Como diría Aquiles: «Al levantarse el telón se ve en escena una cena».
Estamos de gira en Estados Unidos y cenando en un restaurante –muy concurrido y con justicia celebrado–, hay mucho personal en el servicio de origen latino, es evidente que el dueño, un famosísimo chef español nacionalizado estadounidense, José Andrés Puerta, les brinda preferencia y apoyo.
Nos fijamos en la señora que recoge los platos en las mesas, que levanta una carga muy pesada para su endeble contextura.
En la antesala del restaurante, durante la espera, los comensales habíamos estado conversando, casualmente, sobre el tema del creciente número de inmigrantes latinoamericanos, de sus dificultades en este inmenso y complejo país, de lo solos que se encuentran, del problema con el idioma que muchas veces los incomunica, de lo desapercibidos que pasan por su condición de aliens, mientras realizan las más duras tareas.
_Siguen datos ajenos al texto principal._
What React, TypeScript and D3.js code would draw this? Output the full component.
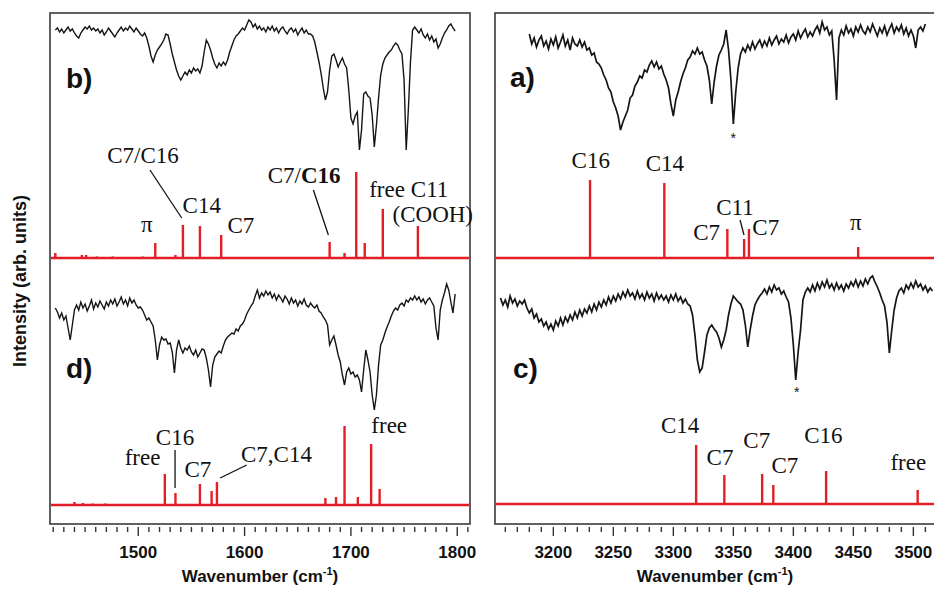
import React from "react";
import * as d3 from "d3";

// ---------- DATA ----------
// Experimental traces (depth below panel top, arb. units; larger = stronger absorption), grid step 2 cm-1
const gridB = d3.range(1422, 1799, 2);
const traceB = [
  20,18,22,19,23,20,17,21,19,23,
  26,28,23,20,17,19,16,20,18,21,
  19,23,20,25,22,18,21,24,27,23,
  20,17,21,18,20,16,19,22,18,21,
  24,26,23,28,36,46,52,45,40,37,
  34,30,24,25,34,44,52,60,66,70,
  66,62,65,60,63,58,61,59,63,56,
  42,30,34,40,48,54,58,53,56,52,
  55,50,42,36,30,26,24,21,18,20,
  15,10,12,17,14,19,16,20,18,22,
  17,20,16,21,18,23,19,17,21,24,
  20,18,22,19,25,21,18,23,20,24,
  24,26,32,42,52,64,78,90,82,60,
  46,44,50,57,52,48,54,58,80,108,
  114,106,102,140,120,84,82,86,88,105,
  137,115,88,65,54,48,45,42,40,36,
  33,35,40,44,70,140,100,52,20,17,
  20,23,19,25,28,24,30,26,32,29,
  38,34,28,23,20,16,14,18,21,
];
const gridD = d3.range(1422, 1799, 2);
const traceD = [
  38,42,48,43,50,46,58,70,55,40,
  35,40,32,38,34,41,36,30,39,33,
  37,31,35,39,32,36,30,34,29,36,
  32,27,34,30,36,28,33,30,35,38,
  37,40,45,50,48,52,56,70,90,75,
  67,70,69,74,73,82,103,80,70,78,
  83,78,80,76,82,85,80,87,83,79,
  80,88,100,117,95,87,84,81,83,76,
  70,67,65,63,64,59,61,56,54,50,
  44,40,36,33,26,20,28,23,26,21,
  25,22,28,24,30,25,28,32,26,29,
  34,28,33,30,36,31,34,29,35,37,
  33,36,38,35,41,43,47,50,55,75,
  70,66,75,85,92,105,115,102,98,104,
  102,107,105,110,122,100,80,90,102,125,
  140,125,95,75,70,63,57,52,46,41,
  38,40,35,33,36,30,32,28,30,26,
  30,27,32,29,34,30,28,32,36,58,
  70,40,30,23,14,20,32,43,24,
];
const gridA = d3.range(3180, 3511, 2);
const traceA = [
  24,34,28,37,30,26,36,31,39,29,
  35,27,38,32,25,36,30,40,28,34,
  36,30,37,32,40,38,45,43,52,54,
  58,65,70,78,82,92,98,106,120,112,
  106,100,88,85,76,72,66,68,60,62,
  55,51,57,52,59,56,64,70,78,94,
  106,90,82,72,64,58,50,47,41,44,
  38,44,42,50,56,70,94,72,56,45,
  40,34,20,40,70,114,82,58,44,38,
  42,35,40,32,39,34,30,37,31,36,
  28,35,30,26,34,29,32,25,33,27,
  24,30,21,28,23,19,27,22,26,20,
  16,23,12,20,17,25,21,50,90,28,
  20,25,16,23,19,26,17,22,15,21,
  24,17,22,14,20,26,18,23,16,25,
  19,14,23,17,21,15,24,18,26,20,
  26,38,20,17,21,14,
];
const gridC = d3.range(3156, 3517, 2);
const traceC = [
  28,35,30,37,26,33,29,36,31,34,
  30,38,43,39,48,44,52,49,56,52,
  59,54,60,51,56,48,55,47,52,45,
  50,42,48,40,46,39,43,36,42,34,
  40,32,37,30,35,27,33,26,31,24,
  29,22,27,20,26,23,29,21,28,24,
  30,22,28,24,31,23,29,25,30,26,
  32,25,30,24,31,27,33,29,34,36,
  45,65,90,102,98,82,65,58,55,59,
  62,68,77,70,60,45,34,26,29,32,
  34,40,55,77,60,46,35,30,26,23,
  19,24,17,22,15,20,18,24,21,27,
  32,48,75,110,82,60,30,22,18,22,
  15,21,13,19,12,17,10,18,14,20,
  13,19,15,21,14,18,12,16,10,17,
  11,16,9,14,8,6,12,17,23,30,
  36,52,83,60,40,28,21,18,23,15,
  19,13,18,11,17,14,20,16,22,18,
  21,
];

// Calculated (stick) spectra: positions (cm-1) and intensities (arb.)
const stickPosB = [1422, 1447, 1451, 1461, 1476, 1504, 1516, 1535, 1542, 1558, 1578, 1680, 1694, 1705, 1713, 1730, 1763];
const stickIntB = [5, 3, 3, 1.5, 1.5, 1.5, 15, 3, 33, 32, 23, 16, 5, 86, 15, 49, 32];
const stickPosD = [1440, 1448, 1457, 1469, 1525, 1535, 1558, 1569, 1574, 1676, 1686, 1694, 1706.5, 1719, 1727];
const stickIntD = [3, 2, 1.5, 1.5, 31, 12, 21, 14, 23, 7, 8, 79, 8, 61, 16];
const stickPosA = [3230.6, 3292.5, 3345, 3359, 3363, 3454];
const stickIntA = [78, 75, 29, 19, 29, 11];
const stickPosC = [3319, 3342.5, 3374, 3383.3, 3427.3, 3503.6];
const stickIntC = [59, 29, 30, 19, 33, 14];

// Annotations: [text, wavenumber, intensity]
const labelsB: [string, number, number][] = [
  ["C7/C16", 1504.5, 95], ["π", 1508, 26], ["C14", 1559.7, 45], ["C7", 1596.5, 25],
  ["free", 1734, 61], ["C11", 1774, 61], ["(COOH)", 1777, 36],
];
const labelsD: [string, number, number][] = [
  ["free", 1504, 40], ["C16", 1534.6, 60], ["C7", 1556, 28], ["C7,C14", 1630, 43], ["free", 1736, 72],
];
const labelsA: [string, number, number][] = [
  ["C16", 3231.2, 90], ["C14", 3293, 87], ["C7", 3327.8, 18], ["C11", 3351.4, 43], ["C7", 3377, 23], ["π", 3452, 28],
];
const labelsC: [string, number, number][] = [
  ["C14", 3305.6, 71], ["C7", 3338.9, 39], ["C7", 3369.5, 56], ["C7", 3393, 31], ["C16", 3425, 61], ["free", 3495.8, 34],
];
// Leader lines: [wn1, int1, wn2, int2]
const leadersB = [[1511, 88, 1540.9, 40], [1664.7, 68, 1678.8, 23]];
const leadersD = [[1534.6, 55, 1534.6, 17], [1602, 40, 1577, 27]];
const leadersA = [[3355.6, 38, 3358.9, 23]];

const ticksL = d3.range(1420, 1811, 10);
const ticksR = d3.range(3160, 3521, 10);

// ---------- LAYOUT ----------
const W = 934, H = 589;
const RED = "#e41e26";
const SERIF = "'Liberation Serif', 'Times New Roman', serif";
const SANS = "'Liberation Sans', Arial, sans-serif";

const xL = d3.scaleLinear().domain([1417, 1812]).range([50, 470]);
const xR = d3.scaleLinear().domain([3151.4, 3517.2]).range([495, 934]);
const depthTop = d3.scaleLinear().domain([0, 150]).range([10, 160]);
const depthBot = d3.scaleLinear().domain([0, 150]).range([270, 420]);
const stickScale = (base: number) => d3.scaleLinear().domain([0, 100]).range([base, base - 100]);
const sB = stickScale(258), sD = stickScale(505), sA = stickScale(258), sC = stickScale(504);

function Trace({ grid, vals, x, y, w }: any) {
  const n = Math.min(grid.length, vals.length);
  const pts = d3.range(n).map((i) => [grid[i], vals[i]] as [number, number]);
  const line = d3.line<[number, number]>().x((d) => x(d[0])).y((d) => y(d[1]));
  return <path d={line(pts) || ""} fill="none" stroke="#151515" strokeWidth={w} strokeLinejoin="miter" />;
}

function Sticks({ pos, ints, x, s, x0, x1 }: any) {
  return (
    <g stroke={RED}>
      <line x1={x0} x2={x1} y1={s(0)} y2={s(0)} strokeWidth={2.6} />
      {pos.map((p: number, i: number) => (
        <line key={i} x1={x(p)} x2={x(p)} y1={s(0)} y2={s(ints[i])} strokeWidth={2.4} />
      ))}
    </g>
  );
}

function Labels({ items, x, s }: any) {
  return (
    <g fontFamily={SERIF} fontSize={23} fill="#111" textAnchor="middle">
      {items.map((d: any, i: number) => (
        <text key={i} x={x(d[1])} y={s(d[2])}>{d[0]}</text>
      ))}
    </g>
  );
}

function Leaders({ items, x, s }: any) {
  return (
    <g stroke="#111" strokeWidth={1.3}>
      {items.map((d: number[], i: number) => (
        <line key={i} x1={x(d[0])} y1={s(d[1])} x2={x(d[2])} y2={s(d[3])} />
      ))}
    </g>
  );
}

function Axis({ ticks, x, major, y0 }: any) {
  return (
    <g>
      {ticks.map((t: number) => {
        const isMaj = t % major === 0;
        return <line key={t} x1={x(t)} x2={x(t)} y1={y0} y2={y0 + (isMaj ? 9 : 5)} stroke="#333" strokeWidth={1.4} />;
      })}
      {ticks.filter((t: number) => t % major === 0).map((t: number) => (
        <text key={"l" + t} x={x(t)} y={558} textAnchor="middle" fontFamily={SANS} fontWeight="bold" fontSize={17} fill="#111">{t}</text>
      ))}
    </g>
  );
}

export default function App() {
  return (
    <svg width={W} height={H} style={{ position: "absolute", left: 0, top: 0, background: "#fff" }}>
      <rect x={0} y={0} width={W} height={H} fill="#fff" />
      {/* frames */}
      <rect x={50} y={13} width={420} height={511} fill="none" stroke="#3a3a3a" strokeWidth={1.6} />
      <rect x={495} y={13} width={460} height={511} fill="none" stroke="#3a3a3a" strokeWidth={1.6} />

      {/* left panel: b (top), d (bottom) */}
      <Trace grid={gridB} vals={traceB} x={xL} y={depthTop} w={1.4} />
      <Sticks pos={stickPosB} ints={stickIntB} x={xL} s={sB} x0={51} x1={469} />
      <Labels items={labelsB} x={xL} s={sB} />
      <text x={xL(1656)} y={sB(75)} textAnchor="middle" fontFamily={SERIF} fontSize={23} fill="#111">
        C7/<tspan fontWeight="bold">C16</tspan>
      </text>
      <Leaders items={leadersB} x={xL} s={sB} />

      <Trace grid={gridD} vals={traceD} x={xL} y={depthBot} w={1.4} />
      <Sticks pos={stickPosD} ints={stickIntD} x={xL} s={sD} x0={51} x1={469} />
      <Labels items={labelsD} x={xL} s={sD} />
      <Leaders items={leadersD} x={xL} s={sD} />

      {/* right panel: a (top), c (bottom) */}
      <Trace grid={gridA} vals={traceA} x={xR} y={depthTop} w={1.7} />
      <Sticks pos={stickPosA} ints={stickIntA} x={xR} s={sA} x0={496} x1={934} />
      <Labels items={labelsA} x={xR} s={sA} />
      <Leaders items={leadersA} x={xR} s={sA} />
      <text x={xR(3350)} y={depthTop(133)} textAnchor="middle" fontFamily={SANS} fontSize={14} fill="#111">*</text>

      <Trace grid={gridC} vals={traceC} x={xR} y={depthBot} w={1.7} />
      <Sticks pos={stickPosC} ints={stickIntC} x={xR} s={sC} x0={496} x1={934} />
      <Labels items={labelsC} x={xR} s={sC} />
      <text x={xR(3402.8)} y={depthBot(127)} textAnchor="middle" fontFamily={SANS} fontSize={14} fill="#111">*</text>

      {/* panel letters */}
      <g fontFamily={SANS} fontWeight="bold" fontSize={28} fill="#111">
        <text x={66} y={88}>b)</text>
        <text x={66} y={378}>d)</text>
        <text x={510} y={87}>a)</text>
        <text x={513} y={378}>c)</text>
      </g>

      {/* axes */}
      <Axis ticks={ticksL} x={xL} major={100} y0={527} />
      <Axis ticks={ticksR} x={xR} major={50} y0={527} />
      <g fontFamily={SANS} fontWeight="bold" fontSize={17} fill="#111" textAnchor="middle">
        <text x={260} y={582}>Wavenumber (cm<tspan dy={-7} fontSize={11}>-1</tspan><tspan dy={7}>)</tspan></text>
        <text x={715} y={582}>Wavenumber (cm<tspan dy={-7} fontSize={11}>-1</tspan><tspan dy={7}>)</tspan></text>
        <text transform="translate(26,281) rotate(-90)" fontSize={18}>Intensity (arb. units)</text>
      </g>
    </svg>
  );
}
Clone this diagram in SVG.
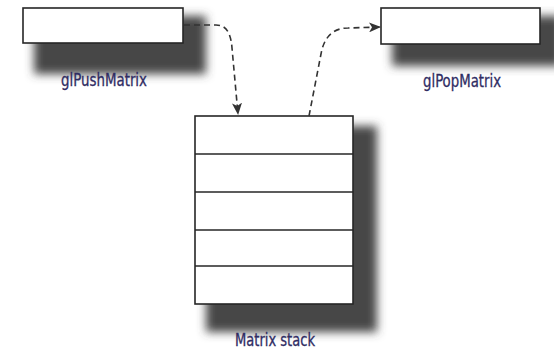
<svg xmlns="http://www.w3.org/2000/svg" width="554" height="350" viewBox="0 0 554 350">
  <style>
    .box { fill: #ffffff; stroke: #262626; stroke-width: 1.6; }
    .row { stroke: #262626; stroke-width: 1.6; }
    .shadow { fill: #464646; filter: url(#soft); }
    .label { font-family: "DejaVu Sans Condensed", "DejaVu Sans", sans-serif; font-stretch: condensed; font-size: 18px; fill: #2f2c63; stroke: #2f2c63; stroke-width: 0.3; }
    .link { fill: none; stroke: #333333; stroke-width: 1.6; stroke-dasharray: 6 4; }
  </style>
  <defs>
    <filter id="soft" x="-20%" y="-20%" width="140%" height="140%">
      <feGaussianBlur stdDeviation="5"/>
    </filter>
    <marker id="arrow" viewBox="0 0 12 10" refX="11" refY="5" markerWidth="12" markerHeight="10" markerUnits="userSpaceOnUse" orient="auto">
      <path d="M0,0 L12,5 L0,10 L3,5 Z" fill="#333333"/>
    </marker>
  </defs>
  <rect width="554" height="350" fill="#ffffff"/>

  <g id="push">
    <rect class="shadow" x="34" y="16" width="172" height="58"/>
    <rect class="box" x="23" y="8" width="160" height="35"/>
    <text class="label" x="61" y="86" textLength="86" lengthAdjust="spacingAndGlyphs">glPushMatrix</text>
  </g>

  <g id="pop">
    <rect class="shadow" x="392" y="16" width="170" height="50"/>
    <rect class="box" x="381" y="8" width="159" height="36"/>
    <text class="label" x="423" y="87" textLength="78" lengthAdjust="spacingAndGlyphs">glPopMatrix</text>
  </g>

  <g id="stack">
    <rect class="shadow" x="206" y="126" width="171" height="206"/>
    <rect class="box" x="195" y="116" width="158" height="188"/>
    <line class="row" x1="195" y1="154" x2="353" y2="154"/>
    <line class="row" x1="195" y1="192" x2="353" y2="192"/>
    <line class="row" x1="195" y1="230" x2="353" y2="230"/>
    <line class="row" x1="195" y1="266" x2="353" y2="266"/>
    <text class="label" x="235" y="346" textLength="80" lengthAdjust="spacingAndGlyphs">Matrix stack</text>
  </g>

  <g id="connectors">
    <path class="link" d="M184,25 H216 C228,25 231,36 232,48 L238,114" marker-end="url(#arrow)"/>
    <path class="link" d="M309,116 L321,54 C324,37 333,28 348,28 L380,27" marker-end="url(#arrow)"/>
  </g>
</svg>
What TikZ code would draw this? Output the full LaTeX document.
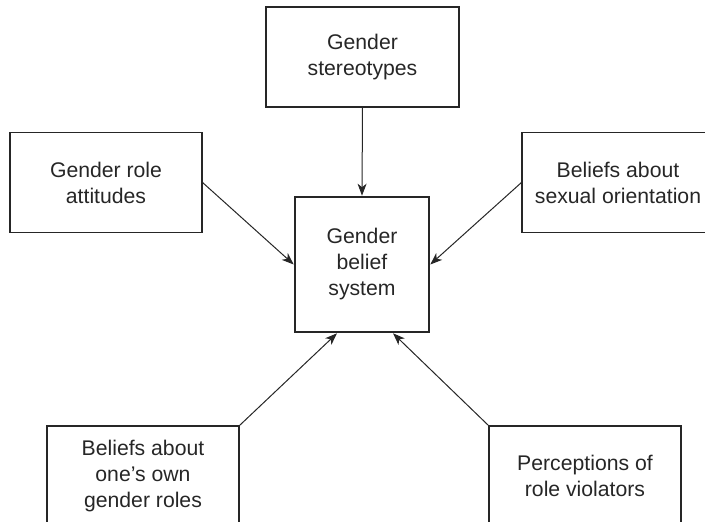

Haciendo honor a nuestra conversa, le buscamos fiesta a la señora por tener con ella un gesto amable de cariño, reconocimiento y solidaridad. Comenzamos con tonterías:
–¿Cómo puede meter en esa bandeja tantos platos? ¿Nunca se le caen? ¿Ah, pero además se va a llevar los vasos? En cualquier momento carga con nosotros también.
Los comentarios y las respuestas se sucedían en cada nuevo paso de la señora y fuimos entrando cada vez más en su vida, metiéndonos en honduras: lleva apenas cuatro meses en Estados Unidos. Se vino caminando por el desierto. Nueve días con sus noches, con un calor insoportable de día y un frío espantoso de noche. Una historia aterradora, que incluye el encuentro con restos humanos de los que se fueron quedando por el camino, de reciente y vieja data.
–¿Y ustedes de donde son? –Nos dice, en otro de sus viajes a la mesa.
–Nosotros de Venezuela.
–Ay, Venezuela está mal, igual que Honduras. Conmigo venía una venezolana de 48 años. En un momento no pudo caminar más y se sentó allí junto a unas matas llenas de espinas. Yo estaba con una compañera y quisimos regresarnos a buscarla, pero el coyote nos dijo: «Si se regresan las dejo a ustedes también» y tuvimos que seguir y ella se quedó allí. Siempre pienso en ella, no pudimos ayudarla.
Todos tragamos grueso y nos contuvimos con dificultad evidente. A mí, la historia no se me va de la cabeza. Pienso en nuestra paisana, en su fatal final allí, sola en ese desierto terrible y se me anida en la garganta un «¿Por qué?» del tamaño del obelisco de Washington. Uno siempre tiene pendiente el sufrimiento de los migrantes, el duro paso del Darién, el río Bravo, el desierto. Pero esta sensación de impotencia ante la historia concreta, con nombre y apellido desconocido, que nuestra recogedora de platos hondureña nos relata, nos deja el alma desolada.
Contemplo esta nación, floreciente desde su fundación y pienso en nosotros, no ya solo los venezolanos, los hispanoamericanos todos, con similares angustias y problemas. Cuando Estados Unidos no tenía una sola de sus prestigiosas universidades, nosotros las teníamos todas fundadas.
Cuando esta nación no sabía cuál sería su lengua oficial, nosotros todos estábamos comunicándonos con la riqueza profunda de la lengua de Castilla. Si de clima se trata, el nuestro es inmejorable, sin los extremos que por estos nortes agobian. Riqueza material tampoco nos ha faltado: oro, plata, petróleo, cobre, tierra fértil, ríos caudalosos, espacios adorables para el turismo y el descanso.
Este pueblo no es mejor que el nuestro, ni más despierto e inteligente, pero este país desde su nacimiento contó con un liderazgo inteligente que se comprometió con unos valores que siempre estuvieron por encima de las ambiciones personales y eso sirvió de ejemplo para la construcción de ciudadanía. En nuestros países fue exactamente al revés: nos contagiamos de la indisciplina e insumisión institucional de nuestros caudillos.
Mientras ellos se unieron en confederación, nosotros nos separamos en republiquitas. Mientras ellos imponían la ley como valor, nosotros la astucia de pasarle por encima en beneficio propio. Problemas no les faltaron, como el apartheid, por citar uno de los más gordos. Pero uno tras otro, los encaran y los resuelven, mientras nosotros los agrandamos llevándolos a extremos insoportables.
En fin, no puedo sacarme de la cabeza a nuestra paisana, sentada allí, sola, en ese desierto en que se ha convertido nuestro destino.